What you will do:
Retype exactly the lines from the first one through the line with "prices = [73, 40, 31, 32]", including both ends; skip any pictures.

Given material:

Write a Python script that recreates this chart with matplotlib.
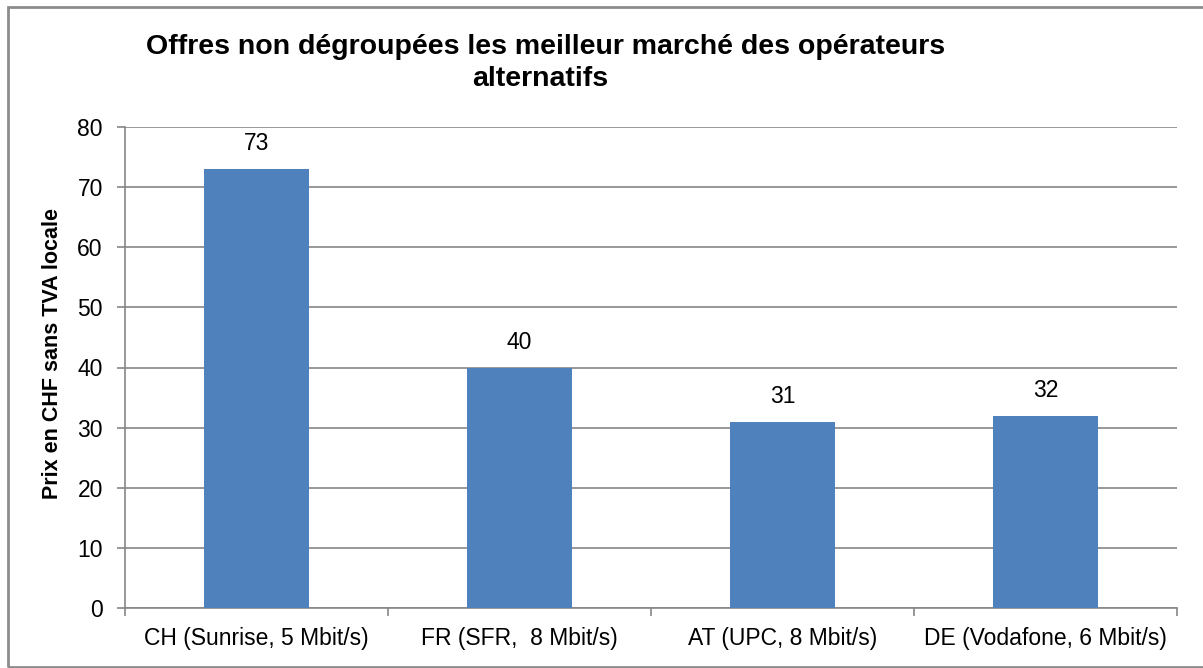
import matplotlib.pyplot as plt
from matplotlib.patches import Rectangle
import numpy as np

plt.rcParams['font.family'] = ['Liberation Sans', 'DejaVu Sans']

categories = ["CH (Sunrise, 5 Mbit/s)", "FR (SFR,  8 Mbit/s)",
              "AT (UPC, 8 Mbit/s)", "DE (Vodafone, 6 Mbit/s)"]
prices = [73, 40, 31, 32]

W, H = 1203, 668
fig = plt.figure(figsize=(W / 100, H / 100), dpi=100)
ax = fig.add_axes([125 / W, 1 - 608 / H, (1177 - 125) / W, (608 - 127) / H])

x = np.arange(len(categories))
bars = ax.bar(x, prices, width=0.4, color="#4F81BD", zorder=3)
for b, v in zip(bars, prices):
    ax.text(b.get_x() + b.get_width() / 2, v + 2.3, str(v),
            ha="center", va="bottom", fontsize=16.5)

ax.set_xlim(-0.5, len(categories) - 0.5)
ax.set_ylim(0, 80)
ax.set_yticks(range(0, 81, 10))
ax.yaxis.grid(True, color="#868686", linewidth=1.2, zorder=0)
ax.set_xticks(x)
ax.set_xticklabels(categories, fontsize=16.5)
ax.set_xticks(np.arange(-0.5, len(categories)), minor=True)
ax.tick_params(axis="x", which="major", length=0, pad=14)
ax.tick_params(axis="x", which="minor", length=6, color="#868686", width=1.2)
ax.tick_params(axis="y", length=6, color="#868686", width=1.2, labelsize=16.5, pad=10)

for s in ["top", "right"]:
    ax.spines[s].set_visible(False)
for s in ["left", "bottom"]:
    ax.spines[s].set_color("#868686")
    ax.spines[s].set_linewidth(1.2)

ax.set_ylabel("Prix en CHF sans TVA locale", fontsize=15.5, fontweight="bold")
ax.yaxis.set_label_coords(-0.059, 0.53)

fig.text(546 / W, 1 - 47 / H, "Offres non dégroupées les meilleur marché des opérateurs",
         ha="center", va="center", fontsize=20.5, fontweight="bold")
fig.text(540 / W, 1 - 79 / H, "alternatifs",
         ha="center", va="center", fontsize=20.5, fontweight="bold")

fig.patches.append(Rectangle((8 / W, 1 - 667 / H), 1.2, (667 - 7) / H,
                             transform=fig.transFigure, fill=False,
                             edgecolor="#8c8c8c", linewidth=2))

fig.savefig("out.png", dpi=100)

Written solution:
Write a Python script that recreates this chart with matplotlib.
import matplotlib.pyplot as plt
from matplotlib.patches import Rectangle
import numpy as np

plt.rcParams['font.family'] = ['Liberation Sans', 'DejaVu Sans']

categories = ["CH (Sunrise, 5 Mbit/s)", "FR (SFR,  8 Mbit/s)",
              "AT (UPC, 8 Mbit/s)", "DE (Vodafone, 6 Mbit/s)"]
prices = [73, 40, 31, 32]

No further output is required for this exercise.